Enquête sur la diversité en Corse: «On ne demande pas à un écolier de 8 ans la religion de son père!»

Propos recueillis par Mathilde Ceilles pour 20 minutes

C’est un document qui suscite la polémique. Destiné aux élèves du primaire et secondaire en Corse, dans le cadre d’une étude sur la diversité commandée par l’ Assemblée de Corse dirigée par les nationalistes, ce questionnaire à choix multiple, qui aurait dû être distribué dès ce lundi aux écoliers, demandait notamment aux enfants de détailler leurs croyances religieuses ainsi que celles de leurs familles, à travers des questions comme : « Est-ce que tu crois en Allah/Dieu/Yahvé ? » Une étude qui « heurte » François Tatti, conseiller territorial de Corse (DVG), qui demande sa suppression pure et simple.

Qu’est-ce qui vous dérange dans cette étude ?

C’est plus que « déranger » ! Ce qui me heurte, c’est que l’on interroge des enfants de 8 ans et plus sur des sujets extrêmement intimes et personnels : des questions sur la religion, leur nourriture, s’il mange des produits casher, de la viande le Vendredi saint, sur la religion de leurs parents, frères ou sœurs… Bref, autant de sujets parfaitement scabreux. Et la loi interdit ce type de questionnement, qui plus est dans le milieu scolaire. C’est ridicule mais surtout dangereux.

Pourquoi ?

Ces questionnaires sont totalement inappropriés. Heureusement, la réglementation l’interdit. On n’a pas le droit de faire des enquêtes sur l’appartenance religieuse des gens [la loi informatique et libertés de 1978 interdit de collecter ou de traiter des données à caractère personnel qui font apparaître, directement ou indirectement, les origines raciales ou ethniques, les opinions politiques, philosophiques ou religieuses]. Ce questionnaire n’a pas lieu d’être parce que la Corse doit respecter les règles de droit qui s’applique dans le pays. Il n’a pas lieu d’être aussi parce que ça n’a pas d’intérêt pour nos analyses.

Ils se défendent de faire des recherches. Je ne suis pas opposé à ce qu’on enquête, qu’on examine le pouls de la population. Mais on ne doit pas faire n’importe quoi pour autant ! Il faut le faire dans des conditions éthiques, de droit, qui respectent les personnes et surtout qui respectent la sanctuarisation de l’école. Si on veut enquêter, on ne demande pas à un écolier de 8 ans ce que mange son père, ce qu’il pense et quelle est sa religion ! On demande au père de famille éventuellement, à des adultes. C’est la vie privée.

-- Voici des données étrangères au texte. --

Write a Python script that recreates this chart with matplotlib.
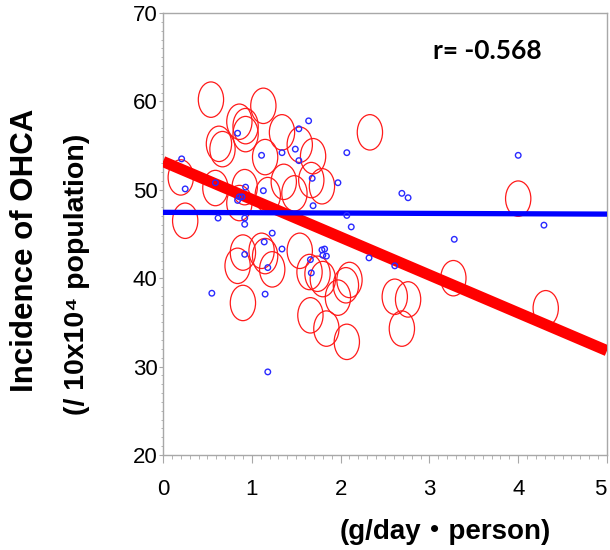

Là, on transforme les élèves en cobayes et les maîtres en laborantins d’une recherche plus que dangereuse. On pose des questions non seulement sur leurs appartenances confessionnelles, mais aussi sur celles de leurs familles. C’est choquant cette intrusion dans la famille via des gamins tout petits. Quand on fait des enquêtes auprès d’adultes, les gens ne répondent pas s’ils ne le veulent pas. Là, dans un cadre scolaire avec des gamins sous la tutelle du maître, comment on fait ? Ni les parents, ni les élus n’étaient informés. Or, le consentement d’un enfant de 8 ans sur des questions aussi graves, on peut en parler !

Quelles sont vos craintes ?

Le calendrier est parfaitement surprenant puisqu’on fait ce questionnaire en pleine période électorale, destinée à faire débat au sein de l’Assemblée de Corse alors qu’il y a une élection à la fin de l’année [|les Corses éliront leurs représentants au sein de la nouvelle collectivité unique]. Il faut se demander : quel est le but poursuivi ? Quelle peut être l’exploitation possible ? Il peut y avoir aussi une exploitation destinée à réfléchir à la création d’une citoyenneté chrétienne. C’est un petit peu ça qui est en filigrane. Le danger qui nous guette, c’est la fracture de notre société et le fait qu’on puisse aller vers ce type de réflexions. En Corse, il y a des gens qui se sont prononcés clairement pour que les citoyens n’aient pas les mêmes droits selon les origines !

Que demandez-vous à l’Etat ?

On me dit que les choses évoluent dans le bon sens, alors que ce questionnaire aurait dû être distribué ce lundi (dans une interview à l’AFP, le rectorat a confirmé avoir « prononcé en l’état la non-diffusion de ce questionnaire dans le système éducatif corse »). Je vais adresser un courrier à la ministre pour lui dire notre réprobation devant cette initiative en lui demandant non pas de suspendre mais bien de retirer ce questionnaire. Et si je n’avais pas satisfaction, je compte bien saisir le tribunal administratif.